begin

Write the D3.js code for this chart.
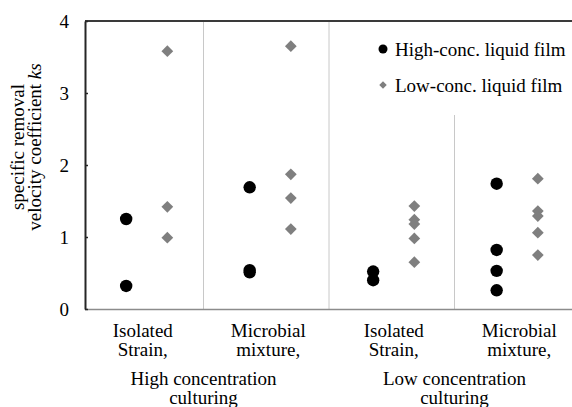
<!DOCTYPE html>
<html lang="en">
<head>
<meta charset="UTF-8">
<script src="https://cdn.jsdelivr.net/npm/d3@7"></script>
<style>
  body { margin: 0; background: #fff; }
  svg text { font-family: "Liberation Serif", "DejaVu Serif", serif; font-size: 19px; fill: #000; }
</style>
</head>
<body>
<div id="chart"></div>
<script>
// categories
var catLine1 = ["Isolated", "Microbial", "Isolated", "Microbial"];
var catLine2 = ["Strain,", "mixture,", "Strain,", "mixture,"];
var outerLabels = [["High concentration", "culturing"], ["Low concentration", "culturing"]];
var yTicks = [0, 1, 2, 3, 4];

// series values per category
var highConc = [[1.25, 0.32], [1.69, 0.54, 0.51], [0.52, 0.40], [1.74, 0.82, 0.53, 0.26]];
var lowConc = [[3.58, 1.42, 0.99], [3.65, 1.87, 1.54, 1.11], [1.43, 1.24, 1.18, 0.98, 0.65], [1.81, 1.36, 1.29, 1.06, 0.75]];

var seriesNames = ["High-conc. liquid film", "Low-conc. liquid film"];

var width = 572, height = 407;
var svg = d3.select("#chart").append("svg")
    .attr("width", width)
    .attr("height", height);

var plotLeft = 85, plotTop = 21, plotBottom = 309;

var y = d3.scaleLinear().domain([0, 4]).range([plotBottom, plotTop]);
// category bands (dividers, labels)
var xBand = d3.scaleBand().domain(d3.range(4)).range([78, 580]);
// marker positions
var xMark = d3.scaleLinear().domain([0, 4]).range([plotLeft, 579]);

// dividers
svg.selectAll(".divider")
    .data([1, 2, 3])
    .enter().append("line")
    .attr("x1", function (d) { return xBand(d); })
    .attr("x2", function (d) { return xBand(d); })
    .attr("y1", plotTop)
    .attr("y2", plotBottom)
    .attr("stroke", "#c8c8c8")
    .attr("stroke-width", 1);

// legend background hides the last divider top
svg.append("rect")
    .attr("x", 368).attr("y", plotTop + 1)
    .attr("width", 204).attr("height", 93)
    .attr("fill", "#fff");

// top line and bottom axis
svg.append("line")
    .attr("x1", plotLeft).attr("x2", width)
    .attr("y1", plotTop).attr("y2", plotTop)
    .attr("stroke", "#3a3a3a").attr("stroke-width", 2);
svg.append("line")
    .attr("x1", plotLeft).attr("x2", width)
    .attr("y1", plotBottom + 0.5).attr("y2", plotBottom + 0.5)
    .attr("stroke", "#8c8c8c").attr("stroke-width", 1.5);

// y axis
var yAxis = d3.axisRight(y).tickValues(yTicks).tickSize(3).tickSizeOuter(0).tickFormat("");
var ya = svg.append("g").attr("transform", "translate(" + plotLeft + ",0)").call(yAxis);
ya.select(".domain").attr("stroke", "#262626").attr("stroke-width", 2);
ya.selectAll(".tick line").attr("stroke", "#262626").attr("stroke-width", 1.5);

svg.selectAll(".ylab")
    .data(yTicks)
    .enter().append("text")
    .attr("x", 69)
    .attr("y", function (d) { return y(d); })
    .attr("dy", "0.35em")
    .attr("text-anchor", "end")
    .text(function (d) { return d; });

// y title
var yt = svg.append("text")
    .attr("transform", "translate(17,147) rotate(-90)")
    .attr("text-anchor", "middle");
yt.append("tspan").attr("x", 0).attr("dy", "0.35em").text("specific removal");
var yt2 = svg.append("text")
    .attr("transform", "translate(34,147) rotate(-90)")
    .attr("text-anchor", "middle");
yt2.append("tspan").attr("dy", "0.35em").text("velocity coefficient ");
yt2.append("tspan").attr("font-style", "italic").text("ks");

// category labels
svg.selectAll(".cat1")
    .data(catLine1)
    .enter().append("text")
    .attr("x", function (d, i) { return xBand(i) + xBand.bandwidth() / 2 + 2; })
    .attr("y", 337)
    .attr("text-anchor", "middle")
    .text(function (d) { return d; });
svg.selectAll(".cat2")
    .data(catLine2)
    .enter().append("text")
    .attr("x", function (d, i) { return xBand(i) + xBand.bandwidth() / 2 + 2; })
    .attr("y", 356)
    .attr("text-anchor", "middle")
    .text(function (d) { return d; });

outerLabels.forEach(function (lines, k) {
    var cx = xBand(k * 2 + 1);
    lines.forEach(function (s, j) {
        svg.append("text")
            .attr("x", cx)
            .attr("y", 385 + j * 19)
            .attr("text-anchor", "middle")
            .text(s);
    });
});

// markers
var diamond = d3.symbol().type(d3.symbolDiamond2).size(88);

highConc.forEach(function (vals, i) {
    svg.selectAll(null)
        .data(vals)
        .enter().append("circle")
        .attr("cx", xMark(i + 1 / 3))
        .attr("cy", function (d) { return y(d); })
        .attr("r", 6.2)
        .attr("fill", "#000");
});

lowConc.forEach(function (vals, i) {
    svg.selectAll(null)
        .data(vals)
        .enter().append("path")
        .attr("d", diamond)
        .attr("transform", function (d) { return "translate(" + xMark(i + 2 / 3) + "," + y(d) + ")"; })
        .attr("fill", "#7f7f7f");
});

// legend
var lg = svg.append("g");
lg.append("circle").attr("cx", 383).attr("cy", 49).attr("r", 4.5).attr("fill", "#000");
lg.append("path").attr("d", d3.symbol().type(d3.symbolDiamond2).size(36))
    .attr("transform", "translate(383,85)").attr("fill", "#7f7f7f");
lg.selectAll(".lt")
    .data(seriesNames)
    .enter().append("text")
    .attr("x", 395)
    .attr("y", function (d, i) { return 49 + i * 36; })
    .attr("dy", "0.35em")
    .text(function (d) { return d; });
</script>
</body>
</html>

end

Track down the lines that include the word "chart" and copy them.

Write the D3.js code for this chart.
<div id="chart"></div>
var svg = d3.select("#chart").append("svg")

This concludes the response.